Apache Hive, a Data Warehouse Software
Apache Hive is a component of Hadoop. It’s an effective data warehouse system for writing, reading, and managing large datasets that are stored in different Hadoop files.Apache Hive is built on top of Hadoop. This open source software has 3 important functions: data query, summarization, and analysis. Hive supports queries written in a language similar to SQL which is called HiveQL. The software was developed by Facebook but now it is also developed and used by such companies as Netflix and Amazon.
Hive has the following key features:
- It provides tools that make possible easy access to data using SQL to ensure execution of such tasks as reporting, ELT, and data analysis.
- Queries are executed via Apache Spark, MapReduce or Apache Tez. These execution engines can run in Hadoop YARN.
- Users can extend Hive SQL using UDFs – user-defined functions to control strings, dates, and other data-mining tools.
- The software applies structure on a variety of data formats at the time of read.

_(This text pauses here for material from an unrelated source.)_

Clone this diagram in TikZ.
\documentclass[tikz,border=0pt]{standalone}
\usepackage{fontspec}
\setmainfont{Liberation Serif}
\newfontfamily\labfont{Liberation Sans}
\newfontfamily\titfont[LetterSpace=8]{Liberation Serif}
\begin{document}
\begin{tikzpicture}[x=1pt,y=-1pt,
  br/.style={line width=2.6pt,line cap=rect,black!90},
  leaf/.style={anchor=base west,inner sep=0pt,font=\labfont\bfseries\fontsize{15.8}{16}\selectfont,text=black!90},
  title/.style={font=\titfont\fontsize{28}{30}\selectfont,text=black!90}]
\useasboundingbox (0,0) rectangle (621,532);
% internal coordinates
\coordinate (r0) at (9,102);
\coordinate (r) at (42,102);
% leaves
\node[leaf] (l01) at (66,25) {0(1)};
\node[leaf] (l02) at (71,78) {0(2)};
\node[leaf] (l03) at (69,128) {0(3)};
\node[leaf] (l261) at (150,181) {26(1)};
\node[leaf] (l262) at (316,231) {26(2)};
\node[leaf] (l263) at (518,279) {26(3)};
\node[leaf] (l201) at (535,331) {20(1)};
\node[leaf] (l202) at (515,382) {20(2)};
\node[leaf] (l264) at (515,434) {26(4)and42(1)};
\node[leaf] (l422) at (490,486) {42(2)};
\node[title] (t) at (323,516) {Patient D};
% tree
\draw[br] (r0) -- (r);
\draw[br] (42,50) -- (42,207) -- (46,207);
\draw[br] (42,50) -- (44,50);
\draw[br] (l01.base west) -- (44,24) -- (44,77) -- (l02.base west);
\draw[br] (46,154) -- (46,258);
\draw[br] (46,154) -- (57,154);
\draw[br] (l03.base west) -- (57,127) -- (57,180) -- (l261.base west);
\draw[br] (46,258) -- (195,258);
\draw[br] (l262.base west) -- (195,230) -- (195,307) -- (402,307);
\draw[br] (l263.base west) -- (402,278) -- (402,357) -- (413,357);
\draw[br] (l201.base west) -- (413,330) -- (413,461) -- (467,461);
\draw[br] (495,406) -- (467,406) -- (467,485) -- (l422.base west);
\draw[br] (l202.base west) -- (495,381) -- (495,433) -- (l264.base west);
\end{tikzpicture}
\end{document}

- Hive supports various storage types such as ORC, Apache Parquet, HBase, RCFile, plain text, and other formats. It is possible to extend the software with connectors for other formats as well.
- Hive stores metadata in an embedded Apache Derby relational database by default, although users can optionally store them in other databases like My SQL.

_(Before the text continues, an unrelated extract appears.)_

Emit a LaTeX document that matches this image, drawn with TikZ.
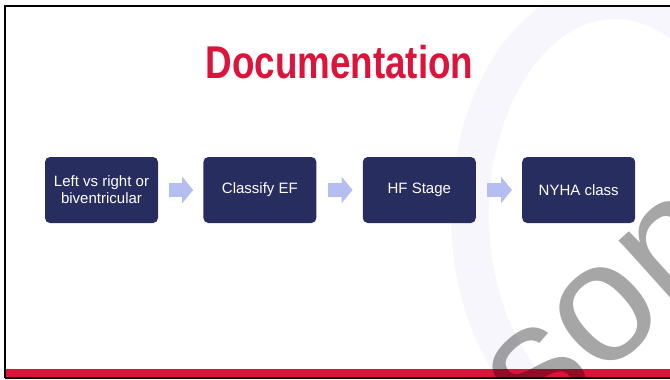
\documentclass[tikz,border=0pt]{standalone}
\usepackage{fontspec}
\setmainfont{Liberation Sans}
\newfontfamily\headfont[FakeStretch=0.8]{Liberation Sans}
\usetikzlibrary{arrows.meta,positioning}
\definecolor{cRed}{HTML}{DC143C}
\definecolor{cNavy}{HTML}{282D5F}
\definecolor{cLav}{HTML}{B4BEF0}
\definecolor{cMist}{HTML}{F6F6FC}
\tikzset{
  card/.style={rounded corners=5pt,fill=cNavy,text=white,align=center,
              minimum width=113pt,minimum height=66pt,inner sep=2pt,
              font=\fontsize{15}{17}\selectfont},
  nextarrow/.style={-{Triangle[length=11pt,width=26pt]},line width=14pt,
              cLav,shorten <=11pt,shorten >=10pt},
  wmark/.style={rotate=42,text=black,text opacity=0.35,inner sep=0pt,
              font=\fontsize{170}{170}\selectfont},
}

\begin{document}
\begin{tikzpicture}[x=1pt,y=-1pt]
  \useasboundingbox (0,0) rectangle (670,380);
  \begin{scope}
    \clip (5,6) rectangle (670,378);
    % faint ring in the background
    \draw[cMist,line width=38pt] (615,215) ellipse [x radius=145,y radius=215];
    % footer bar
    \fill[cRed] (5,369) rectangle (670,377);
  \end{scope}
  \draw[line width=2pt] (5,378) -- (5,6) -- (670,6);
  \draw[line width=2pt] (5,378) -- (670,378);

  \node[font=\headfont\bfseries\fontsize{46}{50}\selectfont,text=cRed]
    (title) at (339.5,62) {Documentation};

  % documentation steps
  \node[card] (side) at (101.5,190) {Left vs right or\\biventricular};
  \node[card,right=45pt of side] (ef) {Classify EF};
  \node[card,right=46pt of ef] (stage) {HF Stage};
  \node[card,right=46pt of stage] (nyha) {NYHA class};
  \draw[nextarrow] (side) -- (ef);
  \draw[nextarrow] (ef) -- (stage);
  \draw[nextarrow] (stage) -- (nyha);

  \begin{scope}
    \clip (5,6) rectangle (670,378);
    \node[wmark] (wm) at (609,311) {son};
  \end{scope}
\end{tikzpicture}
\end{document}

- Hive is best used for execution of traditional tasks in a warehouse and is not designed for OLTP workloads.
- There are additional Hive plugins which provide support to querying of the Bitcoin Blockchain.

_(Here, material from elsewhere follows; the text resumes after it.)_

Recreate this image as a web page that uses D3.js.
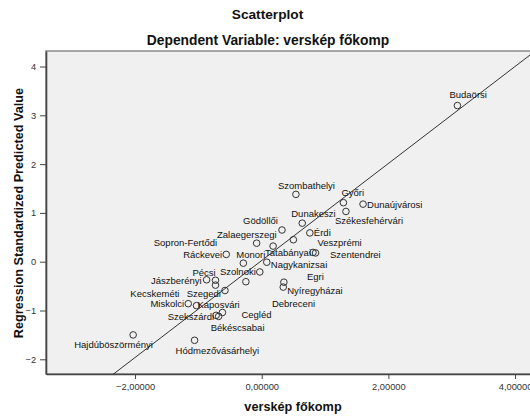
<!DOCTYPE html>
<html><head><meta charset="utf-8">
<script src="https://d3js.org/d3.v7.min.js"></script>
<style>body{margin:0;background:#fff}svg{display:block}</style>
</head><body>
<svg id="c" width="530" height="418"></svg>
<script>
// ---- data ----
const cities = ["Budaörsi","Szombathelyi","Győri","Dunaújvárosi","Székesfehérvári","Dunakeszi","Érdi","Gödöllői","Zalaegerszegi","Sopron-Fertődi","Ráckevei","Monori","Tatabányai","Veszprémi","Szentendrei","Nagykanizsai","Szolnoki","Pécsi","Jászberényi","Kecskeméti","Szegedi","Egri","Nyíregyházai","Debreceni","Miskolci","Kaposvári","Szekszárdi","Cegléd","Békéscsabai","Hajdúböszörményi","Hódmezővásárhelyi"];
const verskepFokomp = [3.09,0.54,1.29,1.60,1.33,0.64,0.76,0.32,-0.08,0.18,-0.56,-0.29,0.81,0.50,0.85,0.08,-0.03,-0.73,-0.87,-0.73,-0.58,0.35,0.34,-0.25,-1.16,-1.03,-0.72,-0.62,-0.68,-2.03,-1.06];
const predictedStd = [3.20,1.38,1.21,1.18,1.03,0.79,0.59,0.65,0.38,0.32,0.15,-0.03,0.19,0.45,0.18,-0.01,-0.21,-0.38,-0.37,-0.48,-0.59,-0.42,-0.52,-0.41,-0.86,-0.90,-1.10,-1.04,-1.12,-1.50,-1.61];
const xTicks = [-2,0,2,4];
const yTicks = [-2,-1,0,1,2,3,4];
const fitLine = {intercept:0.025, slope:0.994};
// label placement (layout only): [dx, dy, anchor]
const labelPlace = [[-8,-11,"start"],[-18,-9,"start"],[-2,-10,"start"],[4,0,"start"],[-11,9,"start"],[-11,-10,"start"],[4,0,"start"],[-4,-9,"end"],[20,-9,"end"],[-56,-4,"end"],[-4,0,"end"],[-7,-9,"start"],[-2,0,"end"],[24,3,"start"],[14.5,2,"start"],[4,2,"start"],[-4,0,"end"],[-23,-8,"start"],[-5,1,"end"],[-36,8,"end"],[-4,3,"end"],[23,-6,"start"],[4,3.5,"start"],[26,22,"start"],[-4,0,"end"],[1,-1,"start"],[-2,1,"end"],[19,2,"start"],[-8,11,"start"],[-59,10,"start"],[-19,10,"start"]];

// ---- layout ----
const svg = d3.select("#c");
const L=46, R=540, T=51, B=374;
const x = d3.scaleLinear().domain([-3.406, 4.394]).range([L, R]);
const y = d3.scaleLinear().domain([-2.301, 4.318]).range([B, T]);
const font = "Arial, 'Liberation Sans', sans-serif";

svg.append("text").attr("x",267.5).attr("y",14).attr("text-anchor","middle").attr("dominant-baseline","central")
  .attr("font-family",font).attr("font-weight","bold").attr("font-size",13.7).attr("fill","#111").text("Scatterplot");
svg.append("text").attr("x",268).attr("y",40.5).attr("text-anchor","middle").attr("dominant-baseline","central")
  .attr("font-family",font).attr("font-weight","bold").attr("font-size",13.8).attr("fill","#111").text("Dependent Variable: verskép főkomp");

svg.append("rect").attr("x",L).attr("y",T).attr("width",R-L).attr("height",B-T).attr("fill","#f0f0f0")
  .attr("stroke","#8a8a8a").attr("stroke-width",1.5);

svg.append("clipPath").attr("id","pc").append("rect").attr("x",L).attr("y",T).attr("width",R-L).attr("height",B-T);

// axes
const xa = svg.append("g").attr("transform",`translate(0,${B})`)
  .call(d3.axisBottom(x).tickValues(xTicks).tickSize(5).tickSizeOuter(0).tickFormat(d=>d3.format(".5f")(d).replace(".",",")));
const ya = svg.append("g").attr("transform",`translate(${L},0)`)
  .call(d3.axisLeft(y).tickValues(yTicks).tickSize(6).tickSizeOuter(0).tickFormat(d3.format("d")));
[xa,ya].forEach(g=>{
  g.select(".domain").attr("stroke","#444").attr("stroke-width",1.6);
  g.selectAll(".tick line").attr("stroke","#444");
  g.selectAll(".tick text").attr("font-family",font).attr("font-size",9.3).attr("fill","#333");
});
xa.selectAll(".tick text").attr("dy","0.9em");
ya.selectAll(".tick text").attr("dx","-0.1em");

// axis titles
svg.append("text").attr("x",293).attr("y",407).attr("text-anchor","middle").attr("dominant-baseline","central")
  .attr("font-family",font).attr("font-weight","bold").attr("font-size",12.7).attr("fill","#111").text("verskép főkomp");
svg.append("text").attr("transform",`translate(19,${(T+B)/2+0.5}) rotate(-90)`).attr("text-anchor","middle").attr("dominant-baseline","central")
  .attr("font-family",font).attr("font-weight","bold").attr("font-size",12.7).attr("fill","#111").text("Regression Standardized Predicted Value");

const plot = svg.append("g").attr("clip-path","url(#pc)");
const xs = [x.domain()[0], x.domain()[1]];
plot.append("line").attr("x1",x(xs[0])).attr("y1",y(fitLine.intercept+fitLine.slope*xs[0]))
  .attr("x2",x(xs[1])).attr("y2",y(fitLine.intercept+fitLine.slope*xs[1])).attr("stroke","#333").attr("stroke-width",1);

const pts = cities.map((c,i)=>({c, vx:verskepFokomp[i], vy:predictedStd[i], lp:labelPlace[i]}));
plot.selectAll("circle").data(pts).join("circle").attr("cx",d=>x(d.vx)).attr("cy",d=>y(d.vy)).attr("r",3.3)
  .attr("fill","none").attr("stroke","#333").attr("stroke-width",1);
plot.selectAll("text.lab").data(pts).join("text").attr("class","lab")
  .attr("x",d=>x(d.vx)+d.lp[0]).attr("y",d=>y(d.vy)+d.lp[1]).attr("text-anchor",d=>d.lp[2]).attr("dominant-baseline","central")
  .attr("font-family",font).attr("font-size",9.5).attr("fill","#111").text(d=>d.c);
</script>
</body></html>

- The system is scalable and more computers can be added to the Hadoop cluster as the variety and volume of data grows and the performance doesn’t suffer.
Hive can organize and store large amounts of heterogeneous data from many different sources and the data can be both unstructured and structured. Data analysts take advantage of Hive for analyzing that data and then use their business insights to make smart decisions.